• [WHAT YOU WILL DO] Print the lines of the listing below verbatim from its first line through the line bearing "import plotly.graph_objects as go". Any pictures are to be omitted.

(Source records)
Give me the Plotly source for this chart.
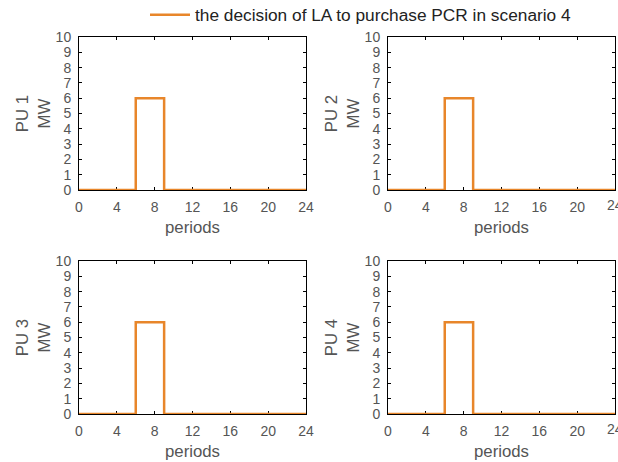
import plotly.graph_objects as go

periods = list(range(0, 25))
pcr_values = [0, 0, 0, 0, 0, 0, 6, 6, 6, 0, 0, 0, 0, 0, 0, 0, 0, 0, 0, 0, 0, 0, 0, 0, 0]
panel_labels = ["PU 1", "PU 2", "PU 3", "PU 4"]
legend_label = "the decision of LA to purchase PCR in scenario 4"
x_ticks = [0, 4, 8, 12, 16, 20, 24]
y_ticks = list(range(0, 11))

W, H = 618, 462
orange = "#E8862A"
gray = "#555555"
font_family = "Liberation Sans, Arial, Helvetica, sans-serif"

xdoms = [[79 / W, 306 / W], [388 / W, 615 / W]]
ydoms = [[(H - 190) / H, (H - 37) / H], [(H - 414) / H, (H - 261) / H]]

fig = go.Figure()
layout = dict(
    width=W, height=H,
    margin=dict(l=0, r=0, t=0, b=0, autoexpand=False),
    paper_bgcolor="white", plot_bgcolor="white",
    font=dict(family=font_family, color=gray, size=14),
    showlegend=True,
    legend=dict(orientation="h", x=145 / W, xanchor="left", y=1 + 3 / H, yanchor="top",
                font=dict(size=17.3, color="#222222"), bgcolor="rgba(0,0,0,0)",
                itemwidth=40),
)
annotations = []
for i, lab in enumerate(panel_labels):
    r, c = divmod(i, 2)
    k = "" if i == 0 else str(i + 1)
    fig.add_trace(go.Scatter(
        x=periods, y=pcr_values, mode="lines", line_shape="hv",
        line=dict(color=orange, width=2.5), name=legend_label,
        showlegend=(i == 0), cliponaxis=False,
        xaxis="x" + k, yaxis="y" + k,
    ))
    common = dict(showline=True, linecolor="black", linewidth=1, mirror="ticks",
                  ticks="inside", ticklen=3, tickcolor="black", showgrid=False,
                  zeroline=False, layer="below traces", automargin=False,
                  tickfont=dict(size=14, color=gray))
    layout["xaxis" + k] = dict(domain=xdoms[c], anchor="y" + k, range=[0, 24],
                               tickvals=x_ticks, ticklabelstandoff=4,
                               title=dict(text="periods", font=dict(size=16.8, color=gray), standoff=7),
                               **common)
    layout["yaxis" + k] = dict(domain=ydoms[r], anchor="x" + k, range=[0, 10],
                               tickvals=y_ticks, ticklabelstandoff=4,
                               title=dict(text=lab + "<br>MW", font=dict(size=16.8, color=gray), standoff=0),
                               **common)
    if c == 1:
        # last tick label runs past the page edge in the reference; plotly hides it, so draw it as text
        annotations.append(dict(
            x=x_ticks[-1], y=0, xref="x" + k, yref="y" + k, text=str(x_ticks[-1]),
            showarrow=False, xanchor="center", yanchor="top", yshift=-5,
            font=dict(size=14, color=gray, family=font_family),
        ))
layout["annotations"] = annotations
fig.update_layout(**layout)
fig.write_html("out.html")
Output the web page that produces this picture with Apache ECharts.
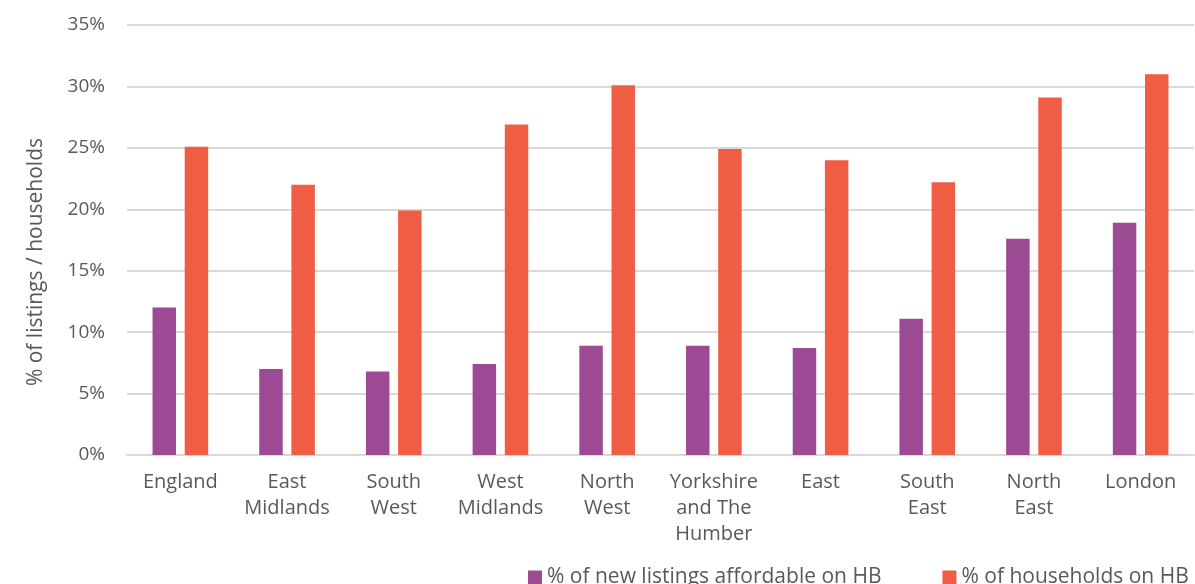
<!DOCTYPE html>
<html><head><meta charset="utf-8">
<script src="https://cdn.jsdelivr.net/npm/echarts@6/dist/echarts.min.js"></script>
<style>html,body{margin:0;padding:0;background:#fff}#c{width:1195px;height:584px}</style>
</head><body><div id="c"></div>
<script>
const categories = ['England','East\nMidlands','South\nWest','West\nMidlands','North\nWest','Yorkshire\nand The\nHumber','East','South\nEast','North\nEast','London'];
const listingsAffordable = [12.0, 7.0, 6.8, 7.4, 8.9, 8.9, 8.7, 11.1, 17.6, 18.9];
const householdsOnHB = [25.1, 22.0, 19.9, 26.9, 30.1, 24.9, 24.0, 22.2, 29.1, 31.0];
const seriesNames = ['% of new listings affordable on HB', '% of households on HB'];
const FONT = '"Open Sans", sans-serif';
const chart = echarts.init(document.getElementById('c'));
chart.setOption({
  animation: false,
  color: ['#9C4A94', '#F05D45'],
  grid: { left: 127, right: 1, top: 25, bottom: 129, containLabel: false },
  legend: {
    left: 523, top: 562, width: 800, itemWidth: 14, itemHeight: 14, itemGap: 61,
    icon: 'rect',
    textStyle: { fontFamily: FONT, fontSize: 21, color: '#595959' },
    data: seriesNames
  },
  xAxis: {
    type: 'category', data: categories,
    axisLine: { lineStyle: { color: '#d9d9d9', width: 2 } },
    axisTick: { show: false },
    axisLabel: { fontFamily: FONT, fontSize: 20, color: '#595959', lineHeight: 26, margin: 14, interval: 0 }
  },
  yAxis: {
    type: 'value', min: 0, max: 35, interval: 5,
    axisLine: { show: false }, axisTick: { show: false },
    axisLabel: { formatter: '{value}%', fontFamily: FONT, fontSize: 19, color: '#595959', margin: 22 },
    splitLine: { lineStyle: { color: '#d9d9d9', width: 2 } }
  },
  graphic: [{
    type: 'text', left: 26, top: 138, rotation: Math.PI / 2,
    style: { text: '% of listings / households', font: '21px ' + FONT, fill: '#595959' }
  }],
  series: [
    { name: seriesNames[0], type: 'bar', data: listingsAffordable, barWidth: '22%', barGap: '37%' },
    { name: seriesNames[1], type: 'bar', data: householdsOnHB, barWidth: '22%', barGap: '37%' }
  ]
});
</script></body></html>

• [WRITTEN SOLUTION]
Give me the Plotly source for this chart.
import plotly.graph_objects as go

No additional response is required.